### EXERCISE DESCRIPTION
Output the lines below exactly, please, from the first line until the line with "const nboCharge = [0.778, 0.796, 0.800, 0.814, 0.836];", counting both.

======== COLLECTED MATERIAL ========

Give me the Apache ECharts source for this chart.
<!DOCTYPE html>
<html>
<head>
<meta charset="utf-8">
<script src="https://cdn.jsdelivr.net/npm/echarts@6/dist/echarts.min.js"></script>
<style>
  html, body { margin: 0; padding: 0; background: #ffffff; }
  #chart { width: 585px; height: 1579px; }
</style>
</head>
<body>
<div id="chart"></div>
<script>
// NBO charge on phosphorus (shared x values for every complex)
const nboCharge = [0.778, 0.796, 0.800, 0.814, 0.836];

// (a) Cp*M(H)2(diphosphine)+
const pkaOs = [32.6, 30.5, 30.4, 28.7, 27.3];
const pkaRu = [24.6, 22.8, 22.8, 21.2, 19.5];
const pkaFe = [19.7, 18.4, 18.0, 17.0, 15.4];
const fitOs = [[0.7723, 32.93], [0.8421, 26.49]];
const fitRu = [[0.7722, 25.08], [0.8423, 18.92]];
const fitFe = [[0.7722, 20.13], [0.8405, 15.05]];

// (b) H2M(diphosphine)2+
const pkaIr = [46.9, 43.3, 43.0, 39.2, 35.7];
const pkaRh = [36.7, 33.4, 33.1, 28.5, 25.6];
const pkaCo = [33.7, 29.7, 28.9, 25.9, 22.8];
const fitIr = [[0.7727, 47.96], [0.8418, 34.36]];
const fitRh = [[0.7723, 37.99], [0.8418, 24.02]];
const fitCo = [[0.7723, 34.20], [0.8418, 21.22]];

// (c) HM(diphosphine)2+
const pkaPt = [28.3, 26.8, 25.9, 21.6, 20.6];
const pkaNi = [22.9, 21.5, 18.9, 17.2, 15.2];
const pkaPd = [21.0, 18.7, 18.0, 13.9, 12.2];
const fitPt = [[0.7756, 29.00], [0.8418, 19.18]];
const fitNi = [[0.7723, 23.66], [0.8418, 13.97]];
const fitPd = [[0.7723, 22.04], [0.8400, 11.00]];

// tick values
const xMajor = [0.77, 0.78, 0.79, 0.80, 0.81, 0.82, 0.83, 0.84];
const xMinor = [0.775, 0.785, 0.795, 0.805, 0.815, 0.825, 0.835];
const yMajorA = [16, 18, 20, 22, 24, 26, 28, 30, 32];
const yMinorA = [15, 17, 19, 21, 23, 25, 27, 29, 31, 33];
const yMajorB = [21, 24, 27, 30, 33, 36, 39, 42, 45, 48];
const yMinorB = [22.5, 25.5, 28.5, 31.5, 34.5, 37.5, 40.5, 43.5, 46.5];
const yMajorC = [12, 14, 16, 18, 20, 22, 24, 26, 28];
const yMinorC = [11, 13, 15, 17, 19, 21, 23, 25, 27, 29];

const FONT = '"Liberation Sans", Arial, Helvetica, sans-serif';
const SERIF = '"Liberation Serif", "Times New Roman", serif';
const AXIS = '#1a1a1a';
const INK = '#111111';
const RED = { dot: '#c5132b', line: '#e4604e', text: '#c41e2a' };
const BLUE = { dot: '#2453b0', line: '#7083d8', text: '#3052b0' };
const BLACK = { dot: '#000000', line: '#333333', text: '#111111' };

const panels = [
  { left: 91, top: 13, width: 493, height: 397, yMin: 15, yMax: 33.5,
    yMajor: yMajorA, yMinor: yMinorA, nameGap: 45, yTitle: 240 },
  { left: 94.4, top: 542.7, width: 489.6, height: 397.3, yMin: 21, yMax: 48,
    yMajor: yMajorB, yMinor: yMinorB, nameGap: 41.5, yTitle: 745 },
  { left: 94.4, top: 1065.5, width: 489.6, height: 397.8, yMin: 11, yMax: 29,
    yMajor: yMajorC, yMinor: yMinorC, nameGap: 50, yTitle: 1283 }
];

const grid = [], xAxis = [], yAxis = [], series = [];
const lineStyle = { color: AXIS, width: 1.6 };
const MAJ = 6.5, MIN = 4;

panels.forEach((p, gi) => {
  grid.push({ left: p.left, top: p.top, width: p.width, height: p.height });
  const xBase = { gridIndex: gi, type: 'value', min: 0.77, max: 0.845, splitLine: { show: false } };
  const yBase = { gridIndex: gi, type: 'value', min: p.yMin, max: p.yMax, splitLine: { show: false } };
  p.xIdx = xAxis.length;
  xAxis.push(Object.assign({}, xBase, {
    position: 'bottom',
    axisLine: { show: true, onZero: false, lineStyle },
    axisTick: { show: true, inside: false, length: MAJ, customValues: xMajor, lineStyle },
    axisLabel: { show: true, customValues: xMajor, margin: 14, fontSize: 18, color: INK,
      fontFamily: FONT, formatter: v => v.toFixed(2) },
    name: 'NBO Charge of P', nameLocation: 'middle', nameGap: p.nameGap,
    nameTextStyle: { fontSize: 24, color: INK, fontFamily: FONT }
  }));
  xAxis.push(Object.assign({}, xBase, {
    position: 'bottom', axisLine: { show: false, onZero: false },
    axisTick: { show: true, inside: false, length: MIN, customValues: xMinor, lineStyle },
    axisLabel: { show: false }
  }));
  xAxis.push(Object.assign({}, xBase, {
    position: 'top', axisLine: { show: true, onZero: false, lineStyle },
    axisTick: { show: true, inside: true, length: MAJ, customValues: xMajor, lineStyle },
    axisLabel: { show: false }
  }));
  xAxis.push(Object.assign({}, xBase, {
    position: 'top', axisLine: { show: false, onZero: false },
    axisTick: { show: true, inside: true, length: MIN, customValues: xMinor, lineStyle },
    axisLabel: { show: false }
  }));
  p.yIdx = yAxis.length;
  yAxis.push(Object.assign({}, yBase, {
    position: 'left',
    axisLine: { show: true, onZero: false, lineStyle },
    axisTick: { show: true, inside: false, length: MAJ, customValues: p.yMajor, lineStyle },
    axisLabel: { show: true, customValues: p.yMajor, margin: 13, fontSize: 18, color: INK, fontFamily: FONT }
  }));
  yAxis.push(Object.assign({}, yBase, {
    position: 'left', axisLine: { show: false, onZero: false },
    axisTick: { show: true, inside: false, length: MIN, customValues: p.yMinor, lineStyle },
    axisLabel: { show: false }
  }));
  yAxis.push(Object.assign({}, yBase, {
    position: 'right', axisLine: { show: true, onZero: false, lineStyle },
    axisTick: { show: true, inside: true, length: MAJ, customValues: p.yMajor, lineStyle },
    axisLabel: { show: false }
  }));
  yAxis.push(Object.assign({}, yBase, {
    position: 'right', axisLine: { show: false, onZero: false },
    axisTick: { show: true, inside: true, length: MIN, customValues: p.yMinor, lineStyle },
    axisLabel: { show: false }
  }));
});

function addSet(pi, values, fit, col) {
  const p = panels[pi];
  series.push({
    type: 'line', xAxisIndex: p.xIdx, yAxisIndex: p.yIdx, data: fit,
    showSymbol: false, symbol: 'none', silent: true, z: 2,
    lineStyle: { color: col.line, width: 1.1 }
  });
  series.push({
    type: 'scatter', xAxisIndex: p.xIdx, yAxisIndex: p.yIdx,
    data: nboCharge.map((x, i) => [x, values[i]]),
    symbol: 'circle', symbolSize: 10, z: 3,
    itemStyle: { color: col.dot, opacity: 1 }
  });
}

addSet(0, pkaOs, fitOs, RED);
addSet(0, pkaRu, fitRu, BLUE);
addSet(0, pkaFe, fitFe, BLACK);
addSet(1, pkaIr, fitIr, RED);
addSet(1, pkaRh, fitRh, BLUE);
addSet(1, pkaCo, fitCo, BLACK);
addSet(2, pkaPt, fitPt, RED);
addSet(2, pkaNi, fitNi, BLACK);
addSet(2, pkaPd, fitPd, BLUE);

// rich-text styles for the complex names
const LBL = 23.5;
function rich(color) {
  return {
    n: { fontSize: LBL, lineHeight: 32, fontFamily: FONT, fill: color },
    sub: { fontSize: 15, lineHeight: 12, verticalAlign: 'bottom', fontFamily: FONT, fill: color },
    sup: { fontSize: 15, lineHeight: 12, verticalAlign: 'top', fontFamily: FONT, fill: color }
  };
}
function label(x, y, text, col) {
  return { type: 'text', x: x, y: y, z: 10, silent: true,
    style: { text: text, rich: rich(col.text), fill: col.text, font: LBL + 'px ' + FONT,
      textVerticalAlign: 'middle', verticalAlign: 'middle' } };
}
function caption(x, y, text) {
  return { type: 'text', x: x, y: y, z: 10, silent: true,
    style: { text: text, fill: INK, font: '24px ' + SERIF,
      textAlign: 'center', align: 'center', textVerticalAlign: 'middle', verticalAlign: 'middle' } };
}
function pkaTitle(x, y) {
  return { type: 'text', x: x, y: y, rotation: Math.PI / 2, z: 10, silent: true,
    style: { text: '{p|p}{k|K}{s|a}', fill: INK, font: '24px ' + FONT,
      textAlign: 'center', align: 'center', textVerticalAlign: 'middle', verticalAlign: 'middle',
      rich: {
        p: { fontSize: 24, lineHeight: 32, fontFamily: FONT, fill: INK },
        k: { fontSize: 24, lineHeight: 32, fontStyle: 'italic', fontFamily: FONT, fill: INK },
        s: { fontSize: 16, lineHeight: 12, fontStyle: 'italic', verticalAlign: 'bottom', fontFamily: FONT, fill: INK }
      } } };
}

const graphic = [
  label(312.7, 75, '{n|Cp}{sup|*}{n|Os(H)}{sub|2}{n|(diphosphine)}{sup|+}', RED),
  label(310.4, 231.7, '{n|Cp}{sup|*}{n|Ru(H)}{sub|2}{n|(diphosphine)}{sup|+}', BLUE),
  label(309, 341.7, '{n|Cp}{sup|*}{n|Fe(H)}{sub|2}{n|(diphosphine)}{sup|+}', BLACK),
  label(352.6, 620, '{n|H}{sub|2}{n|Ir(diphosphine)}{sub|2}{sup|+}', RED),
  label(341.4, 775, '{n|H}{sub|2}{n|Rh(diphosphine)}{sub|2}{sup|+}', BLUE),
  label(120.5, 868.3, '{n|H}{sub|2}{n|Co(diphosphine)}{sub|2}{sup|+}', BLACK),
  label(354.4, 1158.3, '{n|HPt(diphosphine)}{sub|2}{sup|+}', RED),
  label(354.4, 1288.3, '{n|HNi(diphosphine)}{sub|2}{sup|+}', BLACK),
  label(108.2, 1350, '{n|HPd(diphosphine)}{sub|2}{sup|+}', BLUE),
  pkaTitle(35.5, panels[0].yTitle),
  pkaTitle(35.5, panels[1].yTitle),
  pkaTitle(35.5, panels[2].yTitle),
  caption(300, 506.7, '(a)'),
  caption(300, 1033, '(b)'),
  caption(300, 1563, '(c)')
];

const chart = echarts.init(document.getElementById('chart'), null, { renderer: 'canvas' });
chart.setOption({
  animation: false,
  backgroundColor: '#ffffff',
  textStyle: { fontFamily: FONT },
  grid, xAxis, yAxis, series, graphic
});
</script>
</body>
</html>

========

### RESPONSE BELOW
Give me the Apache ECharts source for this chart.
<!DOCTYPE html>
<html>
<head>
<meta charset="utf-8">
<script src="https://cdn.jsdelivr.net/npm/echarts@6/dist/echarts.min.js"></script>
<style>
  html, body { margin: 0; padding: 0; background: #ffffff; }
  #chart { width: 585px; height: 1579px; }
</style>
</head>
<body>
<div id="chart"></div>
<script>
// NBO charge on phosphorus (shared x values for every complex)
const nboCharge = [0.778, 0.796, 0.800, 0.814, 0.836];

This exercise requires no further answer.